Alors que la campagne de vaccination contre le Covid-19 pourrait commencer en France dès la fin de l'année, une partie de la population se montre toujours réticente. Une prudence qui n'est pas irrationnelle, selon l’épidémiologiste Antoine Flahault.
La stratégie de vaccination s’organise mais la réticence d’une partie de la population française demeure. La société Moderna dépose des autorisations de mise sur le marché en Europe et aux États-Unis, tandis que la Haute Autorité de santé publie ses recommandations en matière de vaccination. Mais 59 % de Français disent ne pas avoir l'intention de se "faire vacciner lorsque cela deviendra possible", selon un sondage Ifop pour Le JDD.
“Il n’est pas irrationnel d’avoir une certaine prudence”, répond l’épidémiologiste Antoine Flahault, interviewé par France 24. Celui qui est aussi directeur de l'Institut de santé globale à la faculté de médecine de l'université de Genève explique qu’une campagne de vaccination “efficace”, avant tout, “éliminerait la mortalité et l’hospitalisation en soins intensifs”.
Quels sont les enjeux de la campagne de vaccination à venir en France ?
Antoine Flahault : L’enjeu pour la France, pour toute l’Europe et pour le monde, c’est de vacciner en priorité les personnes à très haut risque de mortalité et de complications sévères de cette maladie, soit un segment de l’ordre de 20 % de la population mondiale. Comme on ne bénéficie pas d’un vaccin largement abondant a priori, il va falloir avoir une stratégie qui ne sera pas dite “de blocage” - c’est-à-dire une immunité de groupe pour bloquer l’épidémie – mais davantage une politique de protection des personnes à risques de complications et de mortalité sur une période qui va peut-être durer quelques mois.
Comment expliquer qu’une part importante de la population française ne souhaite pas être vaccinée pour le moment ?
La France ne fait pas exception. Tous les pays connaissent des réticences vaccinales, c’est une préoccupation pour la plupart des autorités de santé publique. Concernant ces réticences, elles peuvent s’entendre pour plusieurs raisons. Les deux premiers vaccins qui vont probablement être sur le marché (Moderna et Pfizer-BioNTech, NDLR) sont des ARN messager, des vaccins totalement nouveaux dans la pharmacopée.

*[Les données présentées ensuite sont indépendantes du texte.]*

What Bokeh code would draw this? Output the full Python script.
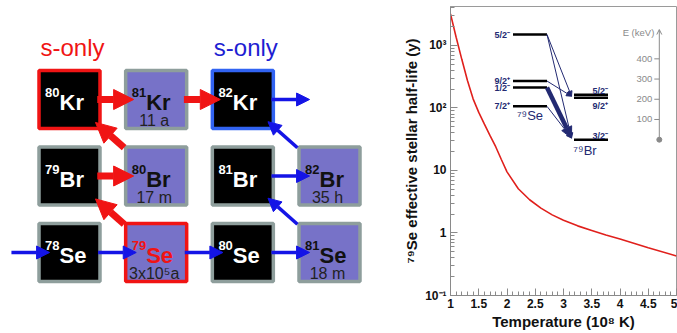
import numpy as np
from bokeh.plotting import figure
from bokeh.layouts import row
from bokeh.models import (ColumnDataSource, Range1d, Arrow, NormalHead, OpenHead,
                          FixedTicker, SingleIntervalTicker, LinearScale)
from bokeh.core.properties import value
from bokeh.embed import file_html
from bokeh.resources import INLINE

FONT = "Liberation Sans"

# ---------------- data: chart of nuclides ----------------
mass = [80, 81, 82, 79, 80, 81, 82, 78, 79, 80, 81]
symbol = ["Kr", "Kr", "Kr", "Br", "Br", "Br", "Br", "Se", "Se", "Se", "Se"]
protons = [36, 36, 36, 35, 35, 35, 35, 34, 34, 34, 34]
half_life = ["", "11 a", "", "", "17 m", "", "35 h", "", "3x10⁵a", "", "18 m"]
is_stable = [True, False, True, True, False, True, False, True, False, True, False]
frame_kind = ["red", "grey", "blue", "grey", "grey", "grey", "grey", "grey", "red", "grey", "grey"]

s_only_mass = [80, 82]
s_only_Z = [36, 36]
s_only_kind = ["red", "blue"]

# (A_from, Z_from, A_to, Z_to)
red_flow = [(79, 34, 79, 35), (79, 35, 80, 35), (80, 35, 80, 36), (80, 36, 81, 36), (81, 36, 82, 36)]
blue_flow = [(77, 34, 78, 34), (78, 34, 79, 34), (79, 34, 80, 34), (80, 34, 81, 34),
             (81, 34, 81, 35), (81, 35, 82, 35), (82, 35, 82, 36), (82, 36, 83, 36)]

# ---------------- data: 79Se effective stellar half-life ----------------
temperature = [1.0, 1.1, 1.2, 1.3, 1.4, 1.5, 1.6, 1.7, 1.8, 1.9, 2.0, 2.2, 2.4, 2.6, 2.8,
               3.0, 3.25, 3.5, 3.75, 4.0, 4.5, 5.0]
eff_half_life = [3200, 1350, 600, 275, 140, 85, 55, 36, 24, 15, 9.5, 5.1, 3.4, 2.5, 1.95,
                 1.6, 1.3, 1.1, 0.93, 0.8, 0.58, 0.43]

y_tick_values = [0.1, 1, 10, 100, 1000]
y_tick_labels = ["10⁻¹", "1", "10", "10²", "10³"]

# ---------------- data: level scheme (keV) ----------------
se_level_E = [520, 290, 258, 165]
se_level_spin = ["5/2⁻", "9/2⁺", "1/2⁻", "7/2⁺"]
br_level_E = [222, 207, 0]
br_level_spin = ["5/2⁻", "9/2⁺", "3/2⁻"]
br_spin_above = [True, False, True]
weak_from_E = [520, 520, 290, 165]
weak_to_E = [215, 8, 215, 8]
strong_from_E = [258]
strong_to_E = [8]
energy_ticks = [100, 200, 300, 400]
energy_axis_top = 545

# ---------------- styles ----------------
RED = "#f01414"
BLUE = "#1414e6"
EDGE = {"red": RED, "blue": "#3163f2", "grey": "#8e9e9c"}
PURPLE = "#7772c8"
NAVY = "#232a72"
GREY = "#8a8a8a"

# ================= left: nuclide chart =================
N = [a - z for a, z in zip(mass, protons)]
fill = ["black" if s else PURPLE for s in is_stable]
edge = [EDGE[k] for k in frame_kind]
tcol = []
for s, k in zip(is_stable, frame_kind):
    if s:
        tcol.append("white")
    elif k == "red":
        tcol.append(RED)
    else:
        tcol.append("#111111")

src = ColumnDataSource(dict(N=N, Z=protons, fill=fill, edge=edge, tcol=tcol,
                            mass=[str(a) for a in mass], sym=symbol, hl=half_life))

left = figure(width=400, height=333, x_range=Range1d(43.2038, 47.8192),
              y_range=Range1d(33.4379, 37.2157), toolbar_location=None, output_backend="svg",
              x_axis_location=None, y_axis_location=None,
              min_border_left=0, min_border_right=0, min_border_top=6, min_border_bottom=38)
left.outline_line_color = None
left.grid.visible = False

left.rect(x="N", y="Z", width=61, height=58, width_units="screen", height_units="screen",
          fill_color="fill", line_color="edge", line_width=3.5, source=src)
left.text(x="N", y="Z", text="mass", x_offset=-10, y_offset=-7, text_align="right",
          text_baseline="alphabetic", text_font=value(FONT), text_font_style="bold",
          text_font_size="13px", text_color="tcol", source=src)
left.text(x="N", y="Z", text="sym", x_offset=-10, y_offset=3, text_align="left",
          text_baseline="alphabetic", text_font=value(FONT), text_font_style="bold",
          text_font_size="22px", text_color="tcol", source=src)
left.text(x="N", y="Z", text="hl", x_offset=-2, y_offset=21, text_align="center",
          text_baseline="alphabetic", text_font=value(FONT), text_font_size="16px",
          text_color="#222222", source=src)

so_src = ColumnDataSource(dict(N=[a - z for a, z in zip(s_only_mass, s_only_Z)], Z=s_only_Z,
                               c=[RED if k == "red" else "#1e1ed2" for k in s_only_kind],
                               t=["s-only"] * len(s_only_mass)))
left.text(x="N", y="Z", text="t", x_offset=3, y_offset=-52, text_align="center",
          text_baseline="alphabetic", text_font=value(FONT), text_font_size="24px",
          text_color="c", source=so_src)


def flow_source(flow, f_h, f_d):
    d = dict(x0=[], y0=[], x1=[], y1=[])
    for a0, z0, a1, z1 in flow:
        n0, n1 = a0 - z0, a1 - z1
        f0, f1 = f_h if z0 == z1 else f_d
        d["x0"].append(n0 + f0 * (n1 - n0))
        d["y0"].append(z0 + f0 * (z1 - z0))
        d["x1"].append(n0 + f1 * (n1 - n0))
        d["y1"].append(z0 + f1 * (z1 - z0))
    return ColumnDataSource(d)


left.add_layout(Arrow(x_start="x0", y_start="y0", x_end="x1", y_end="y1",
                      source=flow_source(red_flow, (0.32, 0.74), (0.37, 0.70)),
                      line_color=RED, line_width=7,
                      end=NormalHead(size=20, fill_color=RED, line_color=RED, line_width=1)))
left.add_layout(Arrow(x_start="x0", y_start="y0", x_end="x1", y_end="y1",
                      source=flow_source(blue_flow, (0.33, 0.77), (0.37, 0.71)),
                      line_color=BLUE, line_width=3.5,
                      end=NormalHead(size=13, fill_color=BLUE, line_color=BLUE, line_width=1)))

# ================= right: half-life plot =================
right = figure(width=277, height=333, x_range=Range1d(1, 5), y_range=Range1d(0.1, 4200),
               y_axis_type="log", toolbar_location=None, output_backend="svg",
               min_border_left=49, min_border_right=1, min_border_top=6, min_border_bottom=38)
right.outline_line_color = "#9a9a9a"
right.grid.visible = False

right.line(temperature, eff_half_life, line_color="#e0201c", line_width=1.6)

right.xaxis.ticker = SingleIntervalTicker(interval=0.5, num_minor_ticks=5)
y_minor = [m * d for d in y_tick_values for m in range(2, 10)]
right.yaxis.ticker = FixedTicker(ticks=y_tick_values, minor_ticks=y_minor)
right.yaxis.major_label_overrides = dict(zip(y_tick_values, y_tick_labels))

for ax in (right.xaxis[0], right.yaxis[0]):
    ax.axis_line_color = GREY
    ax.major_tick_line_color = GREY
    ax.minor_tick_line_color = GREY
    ax.major_tick_in = 7
    ax.major_tick_out = 0
    ax.minor_tick_in = 4
    ax.minor_tick_out = 0
    ax.major_label_text_font = FONT
    ax.major_label_text_font_style = "bold"
    ax.major_label_text_font_size = "12px"
    ax.major_label_text_color = "#111111"
    ax.axis_label_text_font = FONT
    ax.axis_label_text_font_style = "bold"
    ax.axis_label_text_font_size = "15px"
    ax.axis_label_text_color = "#111111"

right.xaxis.axis_label = "Temperature (10⁸ K)"
right.yaxis.axis_label = "⁷⁹Se effective stellar half-life (y)"
right.xaxis.major_label_standoff = 3
right.xaxis.axis_label_standoff = 2
right.yaxis.major_label_standoff = 4
right.yaxis.axis_label_standoff = 2

# ---- inset level scheme (inset x: pixels from frame left, inset y: keV) ----
right.extra_x_ranges = {"ix": Range1d(0, 226)}
right.extra_y_ranges = {"iy": Range1d(-771, 659)}
right.extra_y_scales = {"iy": LinearScale()}
RN = dict(x_range_name="ix", y_range_name="iy")

se_x0, se_x1 = 62.5, 96.5
br_x0, br_x1 = 123.5, 157.5
e_axis_x = 208.8

right.segment(x0=[se_x0] * len(se_level_E), y0=se_level_E, x1=[se_x1] * len(se_level_E),
              y1=se_level_E, line_color="black", line_width=2.5, **RN)
right.segment(x0=[br_x0] * len(br_level_E), y0=br_level_E, x1=[br_x1] * len(br_level_E),
              y1=br_level_E, line_color="black", line_width=2.5, **RN)

right.add_layout(Arrow(x_start="x0", y_start="y0", x_end="x1", y_end="y1",
                       source=ColumnDataSource(dict(x0=[se_x1] * len(weak_from_E), y0=weak_from_E,
                                                    x1=[br_x0 - 2.5] * len(weak_to_E), y1=weak_to_E)),
                       line_color=NAVY, line_width=1,
                       end=NormalHead(size=5, fill_color=NAVY, line_color=NAVY, line_width=1), **RN))
right.add_layout(Arrow(x_start="x0", y_start="y0", x_end="x1", y_end="y1",
                       source=ColumnDataSource(dict(x0=[se_x1] * len(strong_from_E), y0=strong_from_E,
                                                    x1=[br_x0 - 2.5] * len(strong_to_E), y1=strong_to_E)),
                       line_color=NAVY, line_width=4.5,
                       end=NormalHead(size=11, fill_color=NAVY, line_color=NAVY, line_width=1), **RN))

right.text(x=[se_x0 - 3] * len(se_level_E), y=se_level_E, text=se_level_spin, y_offset=0,
           text_align="right", text_baseline="middle", text_font=value(FONT),
           text_font_style="bold", text_font_size="9px", text_color=NAVY, **RN)
above_E = [e for e, a in zip(br_level_E, br_spin_above) if a]
above_t = [t for t, a in zip(br_level_spin, br_spin_above) if a]
below_E = [e for e, a in zip(br_level_E, br_spin_above) if not a]
below_t = [t for t, a in zip(br_level_spin, br_spin_above) if not a]
right.text(x=[br_x1] * len(above_E), y=above_E, text=above_t, y_offset=-4,
           text_align="right", text_baseline="alphabetic", text_font=value(FONT),
           text_font_style="bold", text_font_size="9px", text_color=NAVY, **RN)
right.text(x=[br_x1] * len(below_E), y=below_E, text=below_t, y_offset=3,
           text_align="right", text_baseline="top", text_font=value(FONT),
           text_font_style="bold", text_font_size="9px", text_color=NAVY, **RN)
right.text(x=[(se_x0 + se_x1) / 2], y=[min(se_level_E)], text=["⁷⁹Se"], y_offset=2,
           text_align="center", text_baseline="top", text_font=value(FONT),
           text_font_size="13px", text_color=NAVY, **RN)
right.text(x=[(br_x0 + br_x1) / 2 - 6], y=[min(br_level_E)], text=["⁷⁹Br"], y_offset=3,
           text_align="center", text_baseline="top", text_font=value(FONT),
           text_font_size="13px", text_color=NAVY, **RN)

# energy axis
right.add_layout(Arrow(x_start=e_axis_x, y_start=0, x_end=e_axis_x, y_end=energy_axis_top,
                       line_color=GREY, line_width=1,
                       end=OpenHead(size=5, line_color=GREY, line_width=1), **RN))
right.segment(x0=[e_axis_x - 5] * len(energy_ticks), y0=energy_ticks,
              x1=[e_axis_x] * len(energy_ticks), y1=energy_ticks, line_color=GREY,
              line_width=1, **RN)
right.text(x=[e_axis_x - 7] * len(energy_ticks), y=energy_ticks,
           text=[str(e) for e in energy_ticks], text_align="right", text_baseline="middle",
           text_font=value(FONT), text_font_size="9.5px", text_color=GREY, **RN)
right.text(x=[e_axis_x - 5], y=[energy_axis_top - 15], text=["E (keV)"], text_align="right",
           text_baseline="middle", text_font=value(FONT), text_font_size="9.5px",
           text_color=GREY, **RN)
right.scatter(x=[e_axis_x], y=[0], size=5, color=GREY, **RN)

layout = row(left, right)
open("out.html", "w").write(file_html(layout, INLINE))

On est donc dans l’innovation maximale, et il n’est pas irrationnel d’avoir une certaine prudence face à cela et de vouloir attendre que le vaccin ait fait ses preuves, pas tant en terme d’efficacité – les essais ont été là pour cela – mais plutôt en terme de risques. Les vaccins pourraient se révéler, à l’usage, différents sur des millions de personnes que ce qui nous a été présenté avec les essais sur des dizaines de milliers de personnes.
L’âge est aussi à prendre en compte : les personnes qui ne sont pas à risque de complications sévères ou de mortalité par la Covid-19 vont certainement avoir une exigence sur le rapport bénéfices-risques de ces vaccins plus importante que celle des plus de 70 ans, qui vont trouver un soulagement, un grand changement dans leur vie après la vaccination.
Quel pourcentage de vaccination de la population va-t-il falloir atteindre pour que cette campagne soit efficace malgré les réticences ?
Cela repose moins dans le pourcentage de personnes vaccinées que dans l'objectif qui est visé. Une campagne efficace éliminerait la mortalité et l’hospitalisation en soins intensifs des personnes âgées, ciblées en priorité pour la vaccination. Après, dans le monde, on n’a pas choisi une politique “de blocage” de l’épidémie qui aurait consisté à vacciner plutôt les segments jeunes de la population à plus de 60 %. Il n’est recommandé, pour le moment, de ne vacciner que les segments vulnérables de la population vis-à-vis de cette maladie et éventuellement les professionnels de santé particulièrement exposés.
Il est aussi possible – et des études de séroprévalence pourraient le démontrer – qu’une partie de la population, notamment les jeunes, soit naturellement immunisée aujourd’hui contre le SARS-CoV-2 et qu’elle coopère avec la partie qui aurait une immunité vaccinale pour limiter la diffusion et la propagation ultérieures du Covid-19. L’accumulation de ces deux immunités pourrait concourir à freiner le virus.
À quand un retour à la normale ou, en tout cas, à une vie similaire à l’année 2019 ?
Cela peut être rapide (à l’automne 2021 en cas de vaccination large, selon l’épidémiologiste Arnaud Fontanet, NDLR). Si on est capable de vacciner vite les personnes âgées et les personnes à risques, avec des comorbidités, alors on peut changer radicalement le pronostic du Covid-19 et en faire une maladie respiratoire très bénigne. Si la campagne de vaccination permet cela, alors on sera très vite débarrassé du problème.